2. (UK Und.) to perform an action.

[UK]Swell’s Night Guide 60: Ratherish, my rum’un, ax the flyer else, how I blued the tin what I copped from a swell at Common Garden thother night. I’ll tell you how I dodged it.

3. (Aus.) to leave.

[Aus]Hamilton Spectator (Vic.) 7 Jan. 1/7: A young gentleman gets into ‘little difficulties,’ [...] He fears he will have to ‘absquatulate,’ ‘ missle,’ ‘ slope,’ ‘ cut’ ‘ dodge,’ ‘make tracks,’ ‘make himself scarce,’ unless the governor ‘shells out’.
[UK]S. Bythell Diary of a Bookseller 72: She dodged off for lunch.

In phrases

dodge out (v.)

(US) to run away.

[US]‘Paul Merchant’ ‘Sex Gang’ in Pulling a Train’ (2012) [ebook] He cursed himself for having dodged out.
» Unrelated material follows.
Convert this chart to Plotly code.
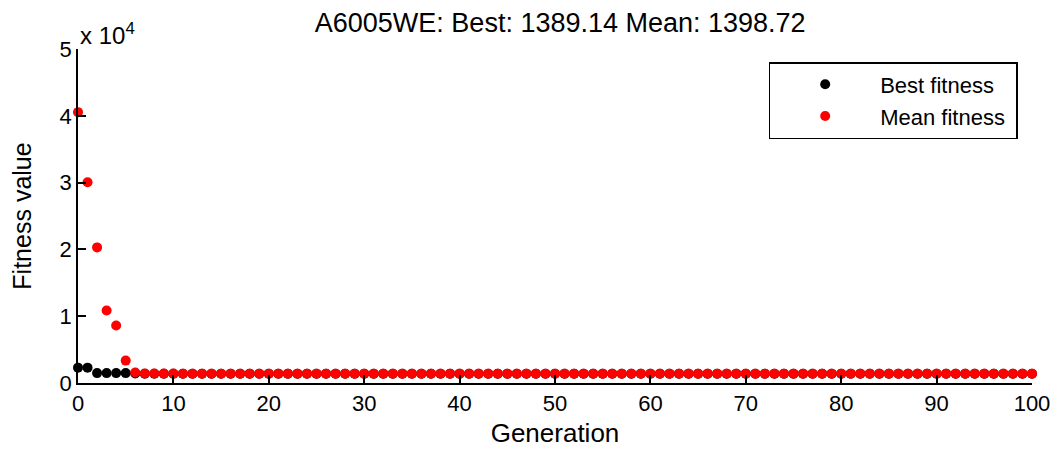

He knew he should have stayed close and dug the scene with the chicks in the car.
dodge pompey (v.) [naut. jargon dodge pompey, to skulk around, to avoid work by the use of any semi-legitimate excuse]

(Aus.) to steal grass, rather than to grow and harvest one’s own crop.

[Aus]Billis & Kenyon Pastures New iii 46: Browne detailed the laws passed, not to encourage the overlander, but rather to counteract his habit of stealing grass — ‘dodging Pompey’, as it was known [OED].